- Provided data -
------------
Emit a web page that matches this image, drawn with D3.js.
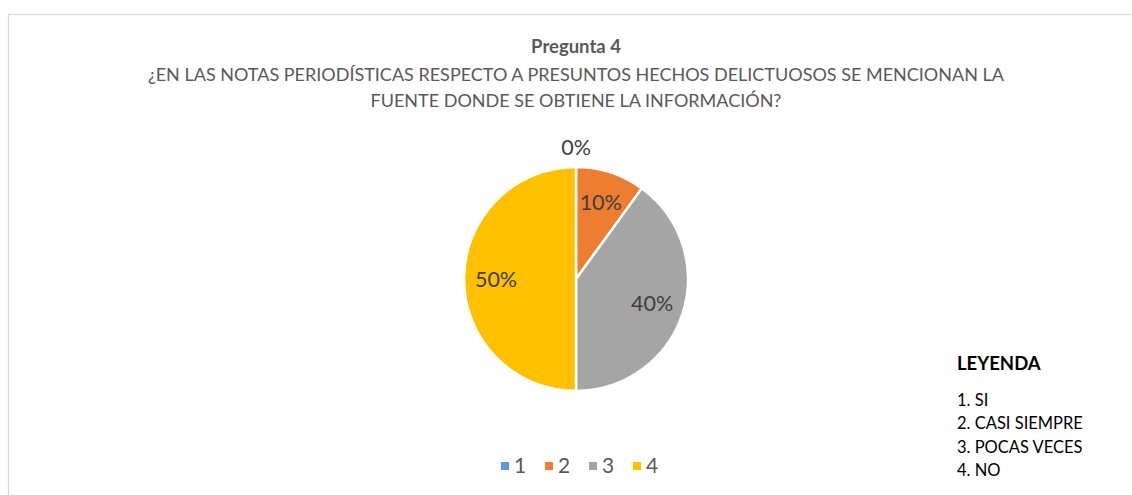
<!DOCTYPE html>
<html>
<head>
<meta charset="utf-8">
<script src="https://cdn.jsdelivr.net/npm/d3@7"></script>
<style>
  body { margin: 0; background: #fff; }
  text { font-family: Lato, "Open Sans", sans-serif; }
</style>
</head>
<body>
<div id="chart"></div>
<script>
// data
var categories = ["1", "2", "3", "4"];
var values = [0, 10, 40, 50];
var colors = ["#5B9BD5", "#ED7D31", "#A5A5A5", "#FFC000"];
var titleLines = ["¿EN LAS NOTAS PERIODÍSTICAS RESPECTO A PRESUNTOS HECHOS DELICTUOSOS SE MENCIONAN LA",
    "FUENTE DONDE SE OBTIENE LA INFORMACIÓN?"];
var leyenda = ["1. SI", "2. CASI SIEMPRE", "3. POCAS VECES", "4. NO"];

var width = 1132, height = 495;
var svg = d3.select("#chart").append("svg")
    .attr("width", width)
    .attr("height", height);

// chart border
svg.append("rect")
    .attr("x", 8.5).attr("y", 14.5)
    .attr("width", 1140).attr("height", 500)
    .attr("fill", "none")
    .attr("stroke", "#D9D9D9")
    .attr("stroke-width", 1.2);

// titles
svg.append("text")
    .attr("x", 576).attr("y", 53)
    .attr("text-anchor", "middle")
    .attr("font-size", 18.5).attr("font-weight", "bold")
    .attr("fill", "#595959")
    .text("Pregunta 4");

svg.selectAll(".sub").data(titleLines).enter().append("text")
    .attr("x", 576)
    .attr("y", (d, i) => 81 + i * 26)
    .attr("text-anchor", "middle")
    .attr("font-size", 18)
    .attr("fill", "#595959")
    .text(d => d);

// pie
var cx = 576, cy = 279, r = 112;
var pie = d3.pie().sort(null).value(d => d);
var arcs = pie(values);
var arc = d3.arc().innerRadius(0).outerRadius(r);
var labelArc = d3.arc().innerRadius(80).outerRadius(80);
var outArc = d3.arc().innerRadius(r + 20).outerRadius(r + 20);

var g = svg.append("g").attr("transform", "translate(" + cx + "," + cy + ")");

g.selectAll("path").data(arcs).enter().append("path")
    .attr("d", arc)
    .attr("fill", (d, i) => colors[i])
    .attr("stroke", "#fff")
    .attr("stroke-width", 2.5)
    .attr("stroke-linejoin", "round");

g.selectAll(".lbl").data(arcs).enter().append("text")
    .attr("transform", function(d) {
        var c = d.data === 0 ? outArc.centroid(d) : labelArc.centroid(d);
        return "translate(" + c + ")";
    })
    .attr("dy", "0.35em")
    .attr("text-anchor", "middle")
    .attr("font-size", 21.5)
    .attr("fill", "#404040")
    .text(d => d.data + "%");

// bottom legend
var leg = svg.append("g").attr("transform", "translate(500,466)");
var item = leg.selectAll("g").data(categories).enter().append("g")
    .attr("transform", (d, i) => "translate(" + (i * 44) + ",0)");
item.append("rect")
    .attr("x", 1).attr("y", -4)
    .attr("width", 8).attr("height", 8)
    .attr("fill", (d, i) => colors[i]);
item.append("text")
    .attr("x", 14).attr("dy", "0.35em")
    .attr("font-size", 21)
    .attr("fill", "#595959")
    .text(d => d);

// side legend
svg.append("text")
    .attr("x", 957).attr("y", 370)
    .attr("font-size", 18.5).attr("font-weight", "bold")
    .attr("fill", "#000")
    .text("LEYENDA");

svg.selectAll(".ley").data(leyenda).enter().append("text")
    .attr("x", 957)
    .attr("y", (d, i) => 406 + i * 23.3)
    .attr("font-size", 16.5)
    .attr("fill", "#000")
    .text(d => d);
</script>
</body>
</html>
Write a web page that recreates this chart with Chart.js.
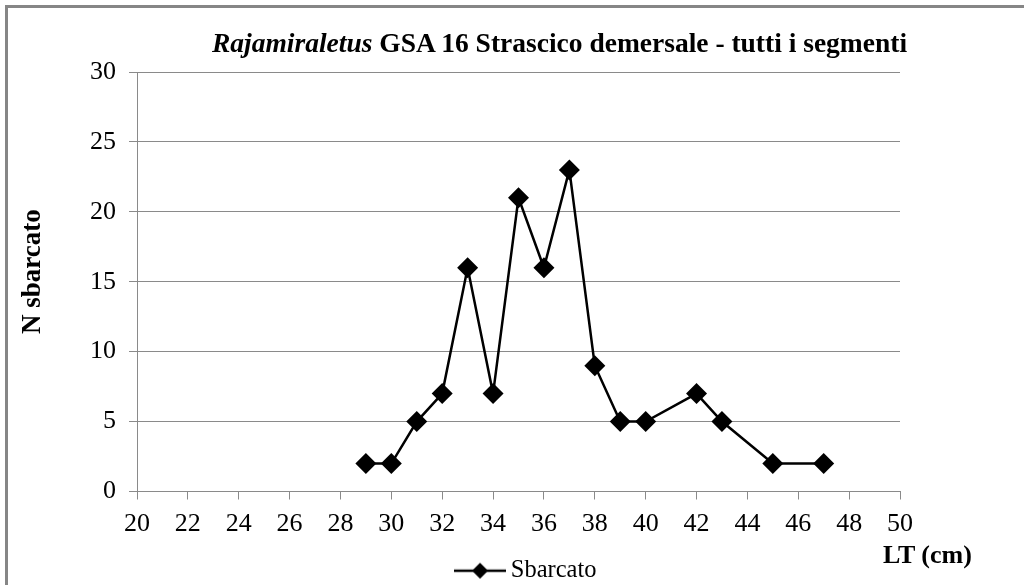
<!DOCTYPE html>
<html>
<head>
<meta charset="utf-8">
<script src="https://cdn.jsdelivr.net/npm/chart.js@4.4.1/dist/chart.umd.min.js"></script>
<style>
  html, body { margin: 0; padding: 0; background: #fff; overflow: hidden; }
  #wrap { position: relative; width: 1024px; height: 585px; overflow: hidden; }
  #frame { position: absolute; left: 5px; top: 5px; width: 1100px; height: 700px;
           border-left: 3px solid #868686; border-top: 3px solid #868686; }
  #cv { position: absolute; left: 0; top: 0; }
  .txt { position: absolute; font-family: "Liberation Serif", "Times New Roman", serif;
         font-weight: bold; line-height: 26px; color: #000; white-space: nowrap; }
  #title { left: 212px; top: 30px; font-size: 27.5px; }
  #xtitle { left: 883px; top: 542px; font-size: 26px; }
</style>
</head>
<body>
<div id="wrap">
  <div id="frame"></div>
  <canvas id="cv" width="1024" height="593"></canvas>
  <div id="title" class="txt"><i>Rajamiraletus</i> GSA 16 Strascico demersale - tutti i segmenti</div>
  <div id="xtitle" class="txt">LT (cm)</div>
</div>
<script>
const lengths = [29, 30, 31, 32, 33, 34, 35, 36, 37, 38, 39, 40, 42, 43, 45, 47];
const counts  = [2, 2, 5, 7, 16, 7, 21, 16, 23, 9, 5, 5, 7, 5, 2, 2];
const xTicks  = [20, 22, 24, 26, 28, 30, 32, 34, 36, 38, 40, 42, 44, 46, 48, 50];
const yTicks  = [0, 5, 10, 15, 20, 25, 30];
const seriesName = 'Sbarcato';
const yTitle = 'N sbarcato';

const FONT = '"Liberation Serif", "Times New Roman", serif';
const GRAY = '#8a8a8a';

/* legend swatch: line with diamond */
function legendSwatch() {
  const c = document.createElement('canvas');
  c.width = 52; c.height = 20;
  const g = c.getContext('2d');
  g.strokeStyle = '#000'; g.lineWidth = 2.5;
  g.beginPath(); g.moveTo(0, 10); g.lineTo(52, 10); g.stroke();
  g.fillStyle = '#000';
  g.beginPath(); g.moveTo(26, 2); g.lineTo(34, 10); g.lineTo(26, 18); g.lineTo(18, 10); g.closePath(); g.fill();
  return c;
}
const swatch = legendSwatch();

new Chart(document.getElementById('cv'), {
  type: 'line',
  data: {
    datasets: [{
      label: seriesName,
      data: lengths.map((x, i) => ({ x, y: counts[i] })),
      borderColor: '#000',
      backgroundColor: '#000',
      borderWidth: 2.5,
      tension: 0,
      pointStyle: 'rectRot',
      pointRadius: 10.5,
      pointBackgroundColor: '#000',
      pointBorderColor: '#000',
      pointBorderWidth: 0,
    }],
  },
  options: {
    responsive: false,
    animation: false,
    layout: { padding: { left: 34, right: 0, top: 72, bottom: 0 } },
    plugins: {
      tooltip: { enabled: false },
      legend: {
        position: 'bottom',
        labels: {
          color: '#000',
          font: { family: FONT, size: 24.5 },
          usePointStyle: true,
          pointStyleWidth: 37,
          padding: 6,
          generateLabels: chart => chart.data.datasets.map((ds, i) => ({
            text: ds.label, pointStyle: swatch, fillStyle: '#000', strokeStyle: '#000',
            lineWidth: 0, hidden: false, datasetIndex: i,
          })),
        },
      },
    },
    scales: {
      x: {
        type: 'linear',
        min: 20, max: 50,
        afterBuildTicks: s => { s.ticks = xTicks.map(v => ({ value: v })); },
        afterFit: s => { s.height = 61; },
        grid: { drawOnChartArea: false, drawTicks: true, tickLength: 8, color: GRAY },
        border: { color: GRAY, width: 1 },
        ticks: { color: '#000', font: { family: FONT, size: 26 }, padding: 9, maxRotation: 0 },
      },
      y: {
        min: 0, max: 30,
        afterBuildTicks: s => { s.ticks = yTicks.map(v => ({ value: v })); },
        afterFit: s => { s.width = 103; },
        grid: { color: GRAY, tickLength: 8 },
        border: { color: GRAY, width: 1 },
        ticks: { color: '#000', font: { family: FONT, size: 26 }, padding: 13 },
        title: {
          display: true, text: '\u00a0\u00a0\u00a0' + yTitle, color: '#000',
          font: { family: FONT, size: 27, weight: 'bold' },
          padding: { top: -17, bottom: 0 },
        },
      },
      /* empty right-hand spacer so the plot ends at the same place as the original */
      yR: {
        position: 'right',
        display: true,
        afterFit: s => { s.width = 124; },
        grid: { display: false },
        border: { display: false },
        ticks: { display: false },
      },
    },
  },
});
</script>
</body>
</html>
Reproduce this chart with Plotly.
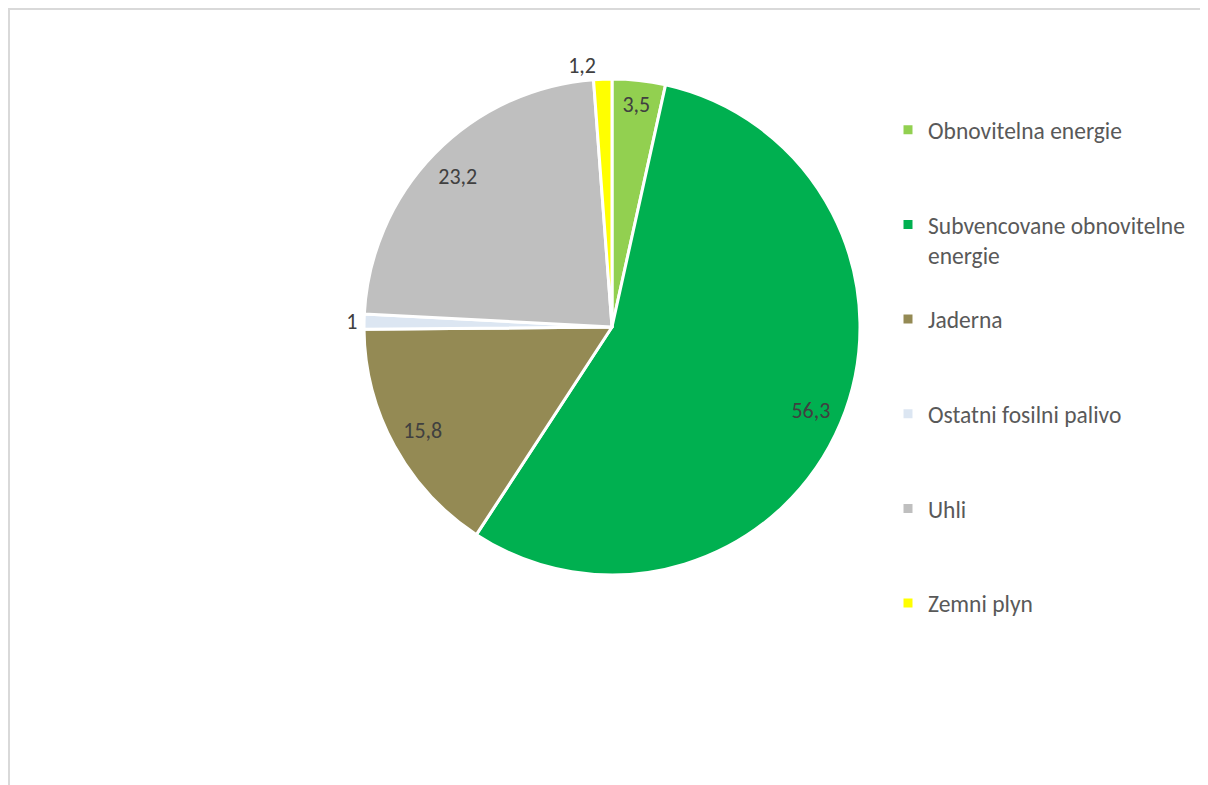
------------
- Stated task -
Report the number of lines holding the string "that", without any other words.

- Exercise response -
2